What evidence is that?
SIAC’s excellent statistics. These show a seismic jump in case numbers between 2008 and 2009 – a full year before the opening of Maxwell Chambers. So the new centre may have brought what was happening to wider attention, but it didn’t start it off.
The government also assisted SIAC greatly when it opened the legal market to foreign firms. Once those firms were in place, they had an incentive to promote Singapore as an international arbitration centre – since it was a form of work in which they had a competitive advantage.
SIAC has also steadily reached out to the international arbitration inner circle, giving them key jobs. In 2008 it invited a number of international luminaries to join its board of directors. Since then the signs have continued to be very encouraging.
All the key indicators are improving. SIAC has enjoyed its best ever year for new cases in 2013, with 259. It posted a very respectable total of 222 cases in 2014. On top of that, the clauses producing these were mostly written in the past four years. So SIAC seems firmly implanted in deal lawyers’ minds. But perhaps more importantly, the value of those cases is much bigger than it used to be. This aspect of its work has been something of a fly in SIAC’s ointment. It has had lots of cases, but they’ve been small and rather commodities-centric.
Now, though, it’s getting bigger disputes. In 2014 the value in disputes at SIAC was just over S$5 billion, S$2.4 billion of which was accounted for by a single matter.
It’s also getting many more parties from China: in 2014, they formed the biggest single group of users, followed by the US and India.
Has SIAC continued to innovate?
It’s more of a fast-adopter; a lot of its ideas started somewhere else first. It did launch a Congress in June 2014, to take place every two years.
What was on the agenda at that?
The usual topics: trends, enforcement and treaty matters. Oddly, it also spent a lot of time on the city state’s new international commercial court.
Why’s that odd?
Some think it might rock the SIAC boat – and have a similar effect on other international arbitration providers – by taking work. But the keynote speaker at the Congress, Singapore’s minister for law, K Shanmugam, was at pains to say it wouldn’t. He said the court and a new mediation centre would complement SIAC, not substitute it.
What’s arbitrating at SIAC like?
It’s not that different from the ICC. The 2013 rules made it resemble that organisation even more, and it was already fairly similar. They introduced a Court of Arbitration to resolve the issues arising mid-case. This court comprises 16 illustrious names from the international arbitration firmament.
Like the ICC, SIAC also now publishes redacted versions of awards (with the parties’ consent).
Since 2010, there’s also been an expedited procedure for use when certain criteria are met, and the option of an emergency arbitrator. In 2014, SIAC received 44 requests for expedited proceedings.
The 2013 rules added extra flexibility for the registrar at the outset of a case (regarding time periods) and for the arbitrators to hear arguments that emerge mid-case.
So it’s like arbitrating at the ICC then?
Well, the experience of any case depends on the individual arbitrators and how they run the process.
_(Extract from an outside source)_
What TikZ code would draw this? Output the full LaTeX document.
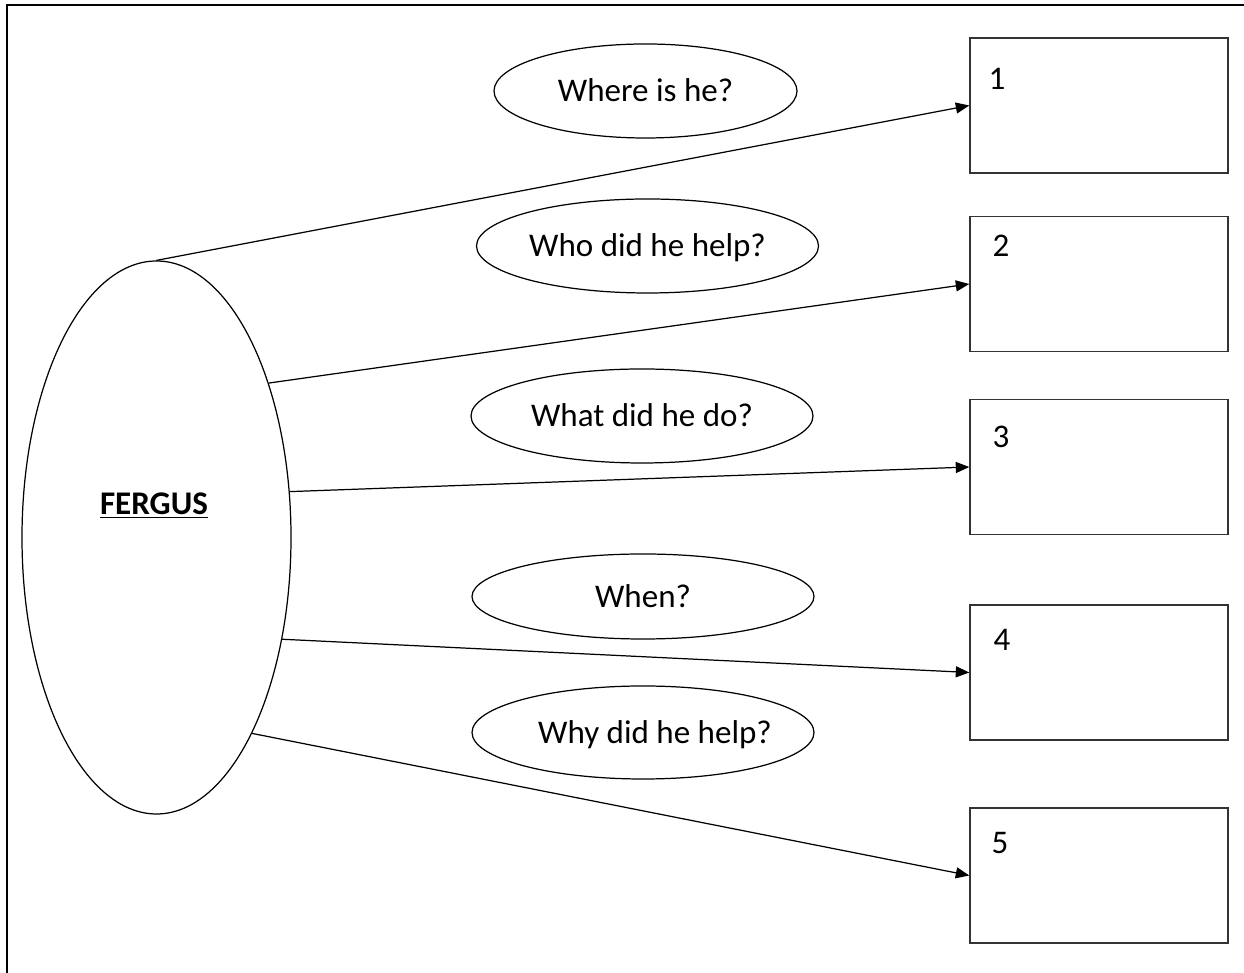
\documentclass[tikz,border=0pt]{standalone}
\usepackage{fontspec}
\setmainfont{Carlito}
\usepackage{tikz}
\usetikzlibrary{arrows.meta}
\usetikzlibrary{shapes.geometric}

\begin{document}
\begin{tikzpicture}
\tikzstyle{every node}=[font=\fontsize{18.8}{22}\selectfont, text height=0.43cm, text depth=0cm]
\tikzstyle{question}=[draw, ellipse, line width=0.7pt, inner sep=0pt, minimum width=6.84cm, minimum height=1.88cm]
\tikzstyle{answer}=[draw=black!80, line width=0.8pt, minimum width=5.16cm, minimum height=2.7cm]
\tikzstyle{link}=[->, >={Stealth[length=2.7mm,width=2.2mm,inset=0pt]}, line width=0.7pt]
\useasboundingbox (0,0) rectangle (24.88,19.46);
\draw [line width=1.2pt] (0.14,0) -- (0.14,19.36) -- (24.88,19.36);
\node [draw, ellipse, line width=0.7pt, minimum width=5.38cm, minimum height=11.06cm] (fergus) at (3.13,8.71) {};
\node [font=\fontsize{18.8}{22}\selectfont\bfseries] (name) at (3.08,9.39) {\underline{FERGUS}};
\node [question, minimum width=6.06cm] (where) at (12.91,17.64) {Where is he?};
\node [question] (who) at (12.95,14.54) {Who did he help?};
\node [question] (what) at (12.84,11.14) {What did he do?};
\node [question, minimum height=1.7cm] (when) at (12.86,7.53) {When?};
\node [question, minimum height=1.86cm] (why) at (12.86,4.81) {\makebox[0pt]{\hspace{0.48cm}Why did he help?}};
\node [answer] (box1) at (21.98,17.35) {};
\node [answer] (box2) at (21.98,13.78) {};
\node [answer] (box3) at (21.98,10.12) {};
\node [answer] (box4) at (21.98,6.01) {};
\node [answer] (box5) at (21.98,1.95) {};
\node (n1) at (19.94,17.88) {1};
\node (n2) at (20.02,14.54) {2};
\node (n3) at (20.02,10.72) {3};
\node (n4) at (20.04,6.66) {4};
\node (n5) at (20.0,2.6) {5};
\draw [link] (fergus.north) -- (box1.west);
\draw [link] (fergus.54) -- (box2.west);
\draw [link] (fergus.19) -- (box3.west);
\draw [link] (fergus.-39) -- (box4.west);
\draw [link] (fergus.-64) -- (box5.west);
\end{tikzpicture}
\end{document}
SIAC arbitrators are at times criticised for mirroring Singaporean court litigation too much. It may lose that if it branches out.
Is branching out a possibility?
It’s early days but there are signs. SIAC recently opened its first foreign office, in Mumbai. The office won’t administer cases and is primarily a promotional and educational step, but it signals a serious push in India.
Are there any pitfalls to be aware of?
No pitfalls per se, just the standard little things to watch out for. One is that the rule on confidentiality is particularly broad. Another is that the model clause makes a few choices for you that other clauses leave blank (such as Singapore as a seat).
Other than that, no real traps exist for the unwary – although, with the rules changing often, there can be scope for arguments about which set should apply.